A binary tree is a hierarchical data structure where each node has at most two children, referred to as the left child and the right child. It provides efficient searching, insertion, and deletion operations. Traversal methods, such as in-order, pre-order, and post-order, allow for exploring and processing the tree's elements in various orders.

How to use

import { BinaryTree, TraversalOrder } from 'structurify';

const tree = new BinaryTree<number, string>(); 

tree.add(1, 'Apple');
tree.add(2, 'Lime');
tree.add(3, 'Pear');
tree.add(4, 'Kiwi');
tree.add(5, 'Mango');
tree.add(6, 'Orange');

console.log(tree.size) // 6

for (let fruit of tree.values(TraversalOrder.LevelOrder)) {
  console.log(fruit) // 'Apple', 'Lime' 'Pear', 'Kiwi', 'Mango', 'Orange'
}

API Reference

For detailed information, please refer to the Binary Tree API Reference.

Time and Space complexity

| Method | Time Complexity | Space Complexity | |-------------------------------|-----------------|------------------| | static fromEntries(entries) | O(n) | O(w) | | add(key, val) | O(n) | O(w) | | addMany(entries) | O(n log n) | O(log n) | | delete(key) | O(n) | O(w) | | get(key, order) | O(n) | O(h) or O(w) | | has(key, order) | O(n) | O(h) or O(w) | | set(key, val, order) | O(n) | O(h) or O(w) | | node(key) | O(n) | O(h) or O(w) |

Inherited from BaseBinaryTree

| Method | Time Complexity | Space Complexity | |------------------------|-----------------|------------------| | clear() | O(1) | O(1) | | entries(order) | O(n) | O(h) or O(w) | | every(fn, order) | O(n) | O(h) or O(w) | | findNode(fn, order) | O(n) | O(h) or O(w) | | findValue(fn, order) | O(n) | O(h) or O(w) | | forEach(fn, order) | O(n) | O(h) or O(w) | | isEqual(root) | O(n) | O(h) | | isBalanced() | O(n) | O(h) | | isComplete() | O(n) | O(w) | | isFull() | O(n) | O(h) | | isPerfect() | O(n) | O(h) | | keys(order) | O(n) | O(h) or O(w) | | maxDepth() | O(n) | O(h) | | some(fn, order) | O(n) | O(h) or O(w) | | values(order) | O(n) | O(h) or O(w) |

• n - the number of nodes in the binary tree.
• h - the height of the binary tree.
• w - the maximum width of the binary tree.

Binary Search Tree

A binary search tree is a binary tree with the additional property that the left subtree of a node contains only nodes with keys less than the node's key, and the right subtree contains only nodes with keys greater than the node's key.
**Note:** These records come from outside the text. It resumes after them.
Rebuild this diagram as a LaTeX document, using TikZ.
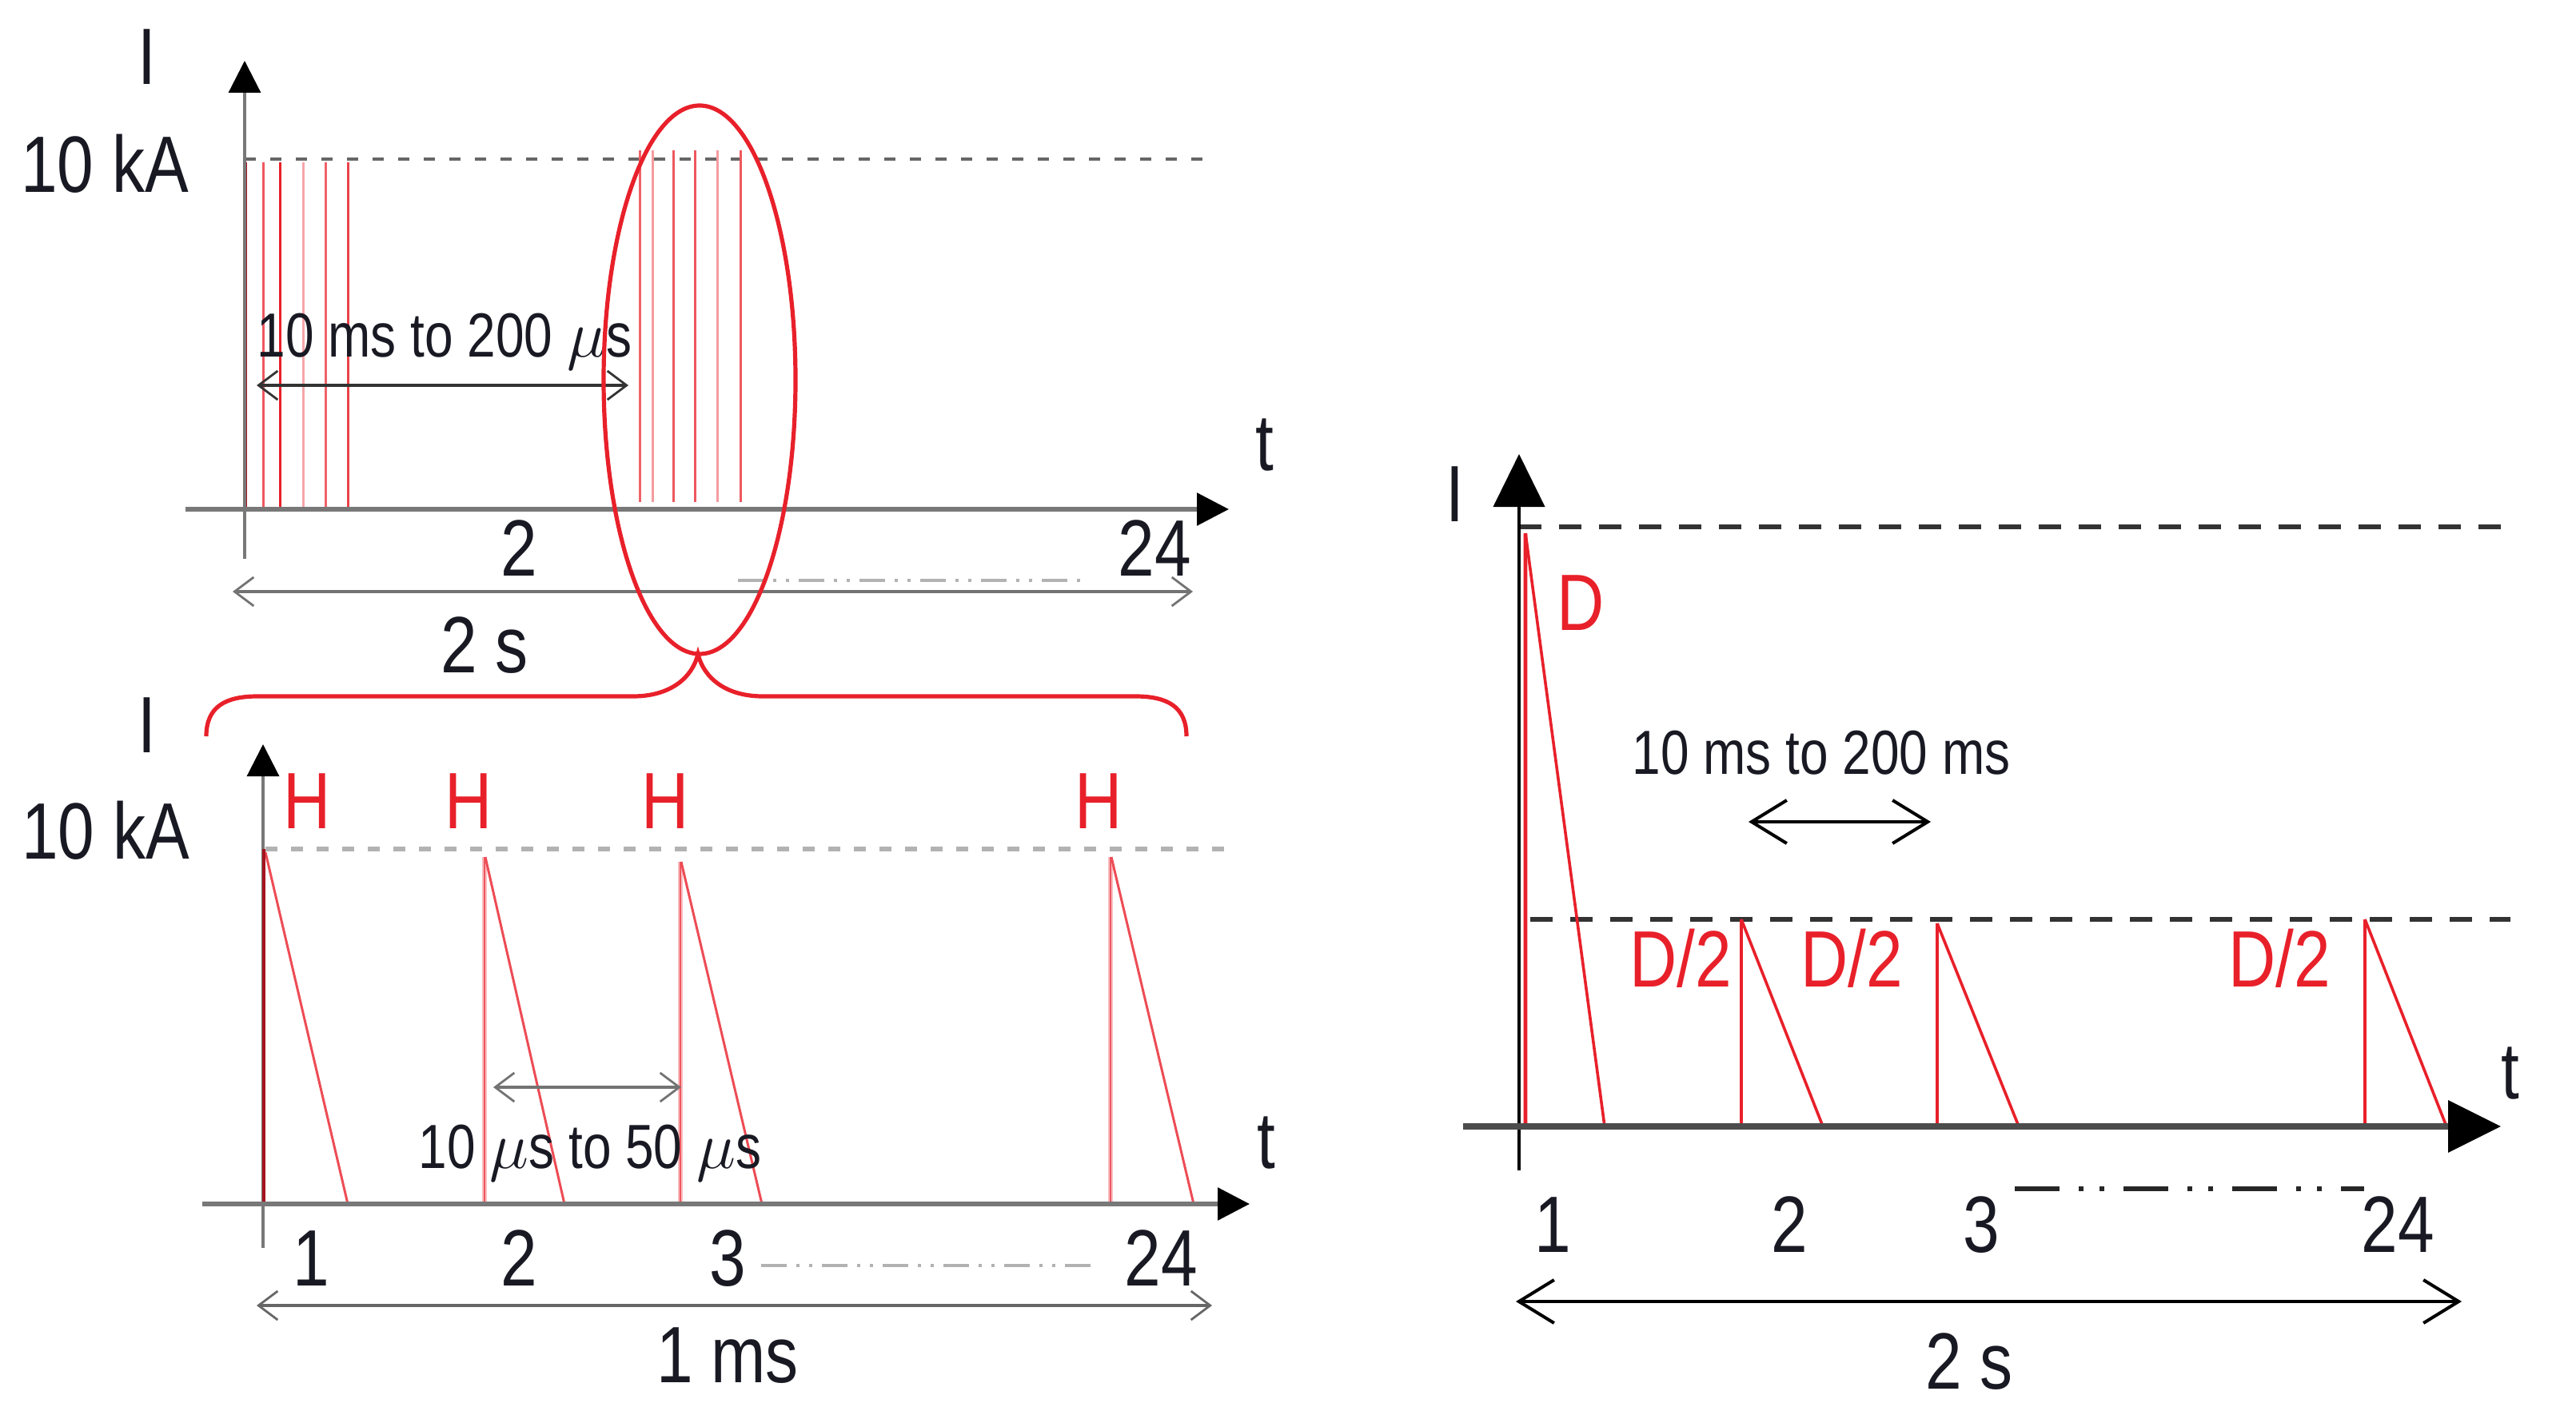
\documentclass[tikz,border=0pt]{standalone}
\usepackage{fontspec}
\setmainfont{Liberation Sans}[FakeStretch=0.82]
\usetikzlibrary{arrows.meta}
\definecolor{rd}{RGB}{232,32,42}
\definecolor{drd}{RGB}{165,20,30}
\definecolor{txt}{RGB}{25,25,35}
\definecolor{axg}{RGB}{120,120,120}
\begin{document}
\begin{tikzpicture}[x=0.25pt,y=-0.25pt,line cap=butt,
  big/.style={font=\fontsize{25pt}{30pt}\selectfont, text=txt, inner sep=0pt, anchor=base},
  small/.style={font=\fontsize{19.5pt}{24pt}\selectfont, text=txt, inner sep=0pt, anchor=base},
  redlbl/.style={big, text=rd},
  axtip/.style={-{Triangle[length=10pt,width=10pt,color=black]}},
  bigtip/.style={-{Triangle[length=16.5pt,width=16pt,color=black]}},
  barbs/.style={{Straight Barb[length=6pt,width=9pt,line width=0.7pt]}-{Straight Barb[length=6pt,width=9pt,line width=0.7pt]}},
  bigbarbs/.style={{Straight Barb[length=11pt,width=13.5pt,line width=1pt]}-{Straight Barb[length=11pt,width=13.5pt,line width=1pt]}},
  pulse/.style={line width=0.75pt},
  dashdot/.style={dash pattern=on 8pt off 3pt on 1pt off 3pt on 1pt off 3pt}
]
\useasboundingbox (0,0) rectangle (3222,1775);

% ================= top-left panel =================
\draw[black!60, line width=1.2pt, dash pattern=on 3.5pt off 4.5pt] (306,199) -- (1521,199);
\foreach \x/\c in {307/drd,329/rd!75,350/rd,379/rd!40,407/rd!70,435/rd!85}
  \draw[pulse,\c] (\x,203) -- (\x,640);
\foreach \x/\c in {800/rd!70,816/rd!45,842/rd!75,869/rd!75,897/rd!45,926/rd!75}
  \draw[pulse,\c] (\x,188) -- (\x,628);
\draw[axg, line width=0.8pt, axtip] (306,699) -- (306,76);
\draw[axg, line width=1.5pt, axtip] (232,637) -- (1537,637);
\draw[black!80, line width=1.2pt, barbs] (321,482) -- (786,482);
\draw[black!55, line width=1pt, barbs] (291,740) -- (1492,740);
\draw[black!30, line width=1pt, dashdot] (923,726) -- (1352,726);
\node[big] (tlI) at (184,106) {I};
\node[big] (tlk) at (131,241) {10 kA};
\node[big] (tlt) at (1582,588) {t};
\node[big] (tl2) at (649,720) {2};
\node[big] (tl24) at (1444,720) {24};
\node[big] (tl2s) at (606,841) {2 s};
\node[small, anchor=base west] (tlr) at (321,447) {10 ms to 200 $\mu$s};
\draw[rd, line width=1.3pt] (875,475) ellipse [x radius=30pt, y radius=85.75pt];
\draw[rd, line width=1.3pt]
  (258,921) .. controls (258,884) and (282,871) .. (322,871) -- (792,871)
  .. controls (838,871) and (866,848) .. (873,818)
  .. controls (880,848) and (908,871) .. (954,871) -- (1420,871)
  .. controls (1460,871) and (1484,884) .. (1484,921);

% ================= bottom-left panel =================
\draw[black!30, line width=1.7pt, dash pattern=on 3.8pt off 4.2pt] (332,1062) -- (1547,1062);
\foreach \x/\t in {606/1072,851/1078,1389/1072}{
  \draw[rd!30, line width=1.3pt] (\x,\t) -- (\x,1506);
  \draw[rd!75, line width=0.4pt] (\x,\t) -- (\x,1506);
}
\draw[rd!80, pulse] (332,1066) -- (435,1506);
\draw[rd!80, pulse] (607,1072) -- (706,1506);
\draw[rd!80, pulse] (852,1078) -- (953,1506);
\draw[rd!80, pulse] (1390,1072) -- (1493,1506);
\draw[axg, line width=0.8pt, axtip] (329,1561) -- (329,931);
\draw[drd, line width=1pt] (330,1062) -- (330,1506);
\draw[axg, line width=1.5pt, axtip] (253,1506) -- (1563,1506);
\draw[black!55, line width=1.1pt, barbs] (617,1360) -- (852,1360);
\draw[black!60, line width=1.1pt, barbs] (321,1633) -- (1516,1633);
\draw[black!30, line width=1pt, dashdot] (952,1583) -- (1373,1583);
\node[big] (blI) at (184,941) {I};
\node[big] (blk) at (132,1074) {10 kA};
\foreach \x [count=\i] in {384,586,832,1374}
  \node[redlbl] (H\i) at (\x,1036) {H};
\node[big] (blt) at (1584,1461) {t};
\node[small, anchor=base west] (blr) at (523,1461) {10 $\mu$s to 50 $\mu$s};
\node[big] (bl1) at (389,1608) {1};
\node[big] (bl2) at (649,1608) {2};
\node[big] (bl3) at (910,1608) {3};
\node[big] (bl24) at (1452,1608) {24};
\node[big] (blms) at (910,1729) {1 ms};

% ================= right panel =================
\draw[black!80, line width=1.4pt, dash pattern=on 7pt off 5.5pt] (1900,659) -- (3134,659);
\draw[black!80, line width=1.4pt, dash pattern=on 7pt off 5.5pt] (1914,1150) -- (3140,1150);
\draw[rd!35, line width=1.5pt] (1908,667) -- (1908,1409);
\draw[rd, line width=0.8pt] (1908,667) -- (1908,1409);
\draw[rd, line width=0.9pt] (1908,667) -- (2007,1409);
\foreach \x/\t in {2178/1150,2423/1155,2958/1150}{
  \draw[rd, line width=0.9pt] (\x,\t) -- (\x,1409);
  \draw[rd, line width=0.9pt] (\x,\t) -- (\x+102,1409);
}
\draw[black, line width=1pt, bigtip] (1900,1464) -- (1900,568);
\draw[black!70, line width=1.8pt, bigtip] (1830,1409) -- (3128,1409);
\draw[black, line width=1.1pt, bigbarbs] (2187,1028) -- (2415,1028);
\draw[black, line width=1.2pt, bigbarbs] (1896,1628) -- (3079,1628);
\draw[black!85, line width=1.4pt, dash pattern=on 14pt off 6pt on 1.5pt off 5pt on 1.5pt off 6pt] (2520,1487) -- (2957,1487);
\node[big] (rI) at (1820,652) {I};
\node[redlbl] (rD) at (1977,788) {D};
\node[redlbl] (rD1) at (2102,1234) {D/2};
\node[redlbl] (rD2) at (2316,1234) {D/2};
\node[redlbl] (rD3) at (2851,1234) {D/2};
\node[small] (rr) at (2278,968) {10 ms to 200 ms};
\node[big] (rt) at (3140,1374) {t};
\node[big] (r1) at (1942,1566) {1};
\node[big] (r2) at (2238,1566) {2};
\node[big] (r3) at (2478,1566) {3};
\node[big] (r24) at (2999,1566) {24};
\node[big] (r2s) at (2463,1737) {2 s};
\end{tikzpicture}
\end{document}
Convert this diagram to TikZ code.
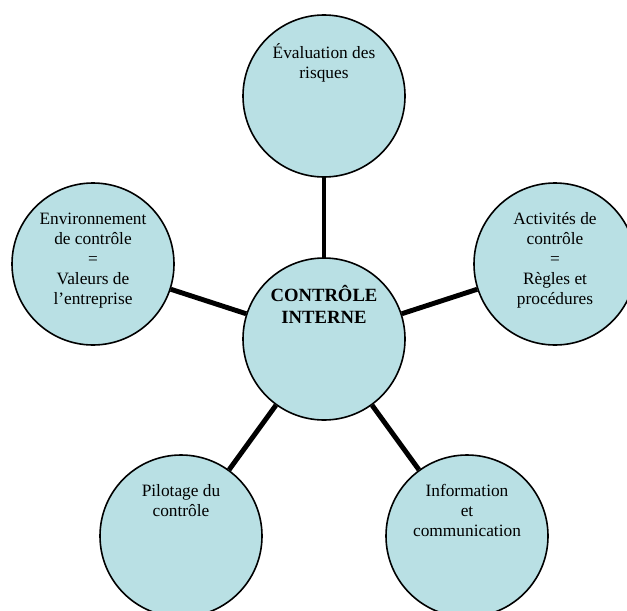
\documentclass[tikz,border=0pt]{standalone}
\usepackage{fontspec}
\setmainfont{Liberation Serif}
\definecolor{bleubulle}{RGB}{185,224,228}
\newcommand{\hautligne}{\rule{0pt}{14pt}}
\tikzset{
  bulle/.style={circle, draw, line width=1.2pt, fill=bleubulle, minimum size=121.5pt, inner sep=0pt},
  texte/.style={anchor=north, align=center, inner sep=0pt, font=\fontsize{13}{15}\selectfont,
    execute at begin node=\hautligne},
  lien/.style={line width=3.7pt}
}
\begin{document}
\begin{tikzpicture}[x=0.75pt,y=-0.75pt]
\useasboundingbox (0,0) rectangle (627,610);
% les bulles
\node[bulle] (interne) at (324,339) {};
\node[bulle] (risques) at (324,96) {};
\node[bulle] (activites) at (555,264) {};
\node[bulle] (environnement) at (93,264) {};
\node[bulle] (pilotage) at (181,536) {};
\node[bulle] (information) at (467,536) {};
% les liens
\draw[lien] (interne) -- (risques);
\draw[lien] (interne) -- (activites);
\draw[lien] (interne) -- (environnement);
\draw[lien] (interne) -- (pilotage);
\draw[lien] (interne) -- (information);
% les textes
\node[texte, font=\bfseries\fontsize{14}{16.5}\selectfont] (internetxt) at (324,285) {CONTRÔLE\\INTERNE};
\node[texte] (risquestxt) at (324,43.5) {Évaluation des\\risques};
\node[texte] (activitestxt) at (555,212.5) {Activités de\\contrôle\\=\\Règles et\\procédures};
\node[texte] (environnementtxt) at (93,212.5) {Environnement\\de contrôle\\=\\Valeurs de\\l’entreprise};
\node[texte] (pilotagetxt) at (181,484.5) {Pilotage du\\contrôle};
\node[texte] (informationtxt) at (467,484.5) {Information\\et\\communication};
\end{tikzpicture}
\end{document}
This ordering property facilitates efficient search operations, making it a useful data structure for storing and retrieving sorted data.

How to use

import { BinarySearchTree, TraversalOrder } from 'structurify';

const tree = BinarySearchTree.fromSortedEntries<number, string>([
  [1, 'Kiwi'],
  [2, 'Lime'],
  [3, 'Mango'],
  [4, 'Apple'],
  [5, 'Orange'],
  [6, 'Pear'],
]);

console.log(tree.size) // 6

for (let fruit of tree.values(TraversalOrder.InOrder)) {
  console.log(fruit) // 'Kiwi', 'Lime' 'Mango', 'Apple', 'Orange', 'Pear'
}

API Reference

For detailed information, please refer to the Binary Search Tree API Reference.

Time and Space complexity

| Method | Time Complexity | Space Complexity | |-------------------------------------------------|-----------------|------------------| | static fromEntries(entries, comparator) | O(n log n) | O(log n) | | static fromSortedEntries(entries, comparator) | O(n) | O(log n) | | add(key, val) | O(log n) | O(log n) | | addMany(entries) | O(n log n) | O(log n) | | delete(key) | O(log n) | O(log n) | | get(key) | O(log n) | O(1) | | has(key) | O(log n) | O(1) | | set(key, val) | O(log n) | O(1) | | node(key) | O(log n) | O(1) |

Inherited from BaseBinaryTree

| Method | Time Complexity | Space Complexity | |------------------------|-----------------|------------------| | clear() | O(1) | O(1) | | entries(order) | O(n) | O(h) or O(w) | | every(fn, order) | O(n) | O(h) or O(w) | | findNode(fn, order) | O(n) | O(h) or O(w) | | findValue(fn, order) | O(n) | O(h) or O(w) | | forEach(fn, order) | O(n) | O(h) or O(w) | | isEqual(root) | O(n) | O(h) | | isBalanced() | O(n) | O(h) | | isComplete() | O(n) | O(w) | | isFull() | O(n) | O(h) | | isPerfect() | O(n) | O(h) | | keys(order) | O(n) | O(h) or O(w) | | maxDepth() | O(n) | O(h) | | some(fn, order) | O(n) | O(h) or O(w) | | values(order) | O(n) | O(h) or O(w) |

• n - the number of nodes in the binary tree.
• h - the height of the binary tree.
• w - the maximum width of the binary tree.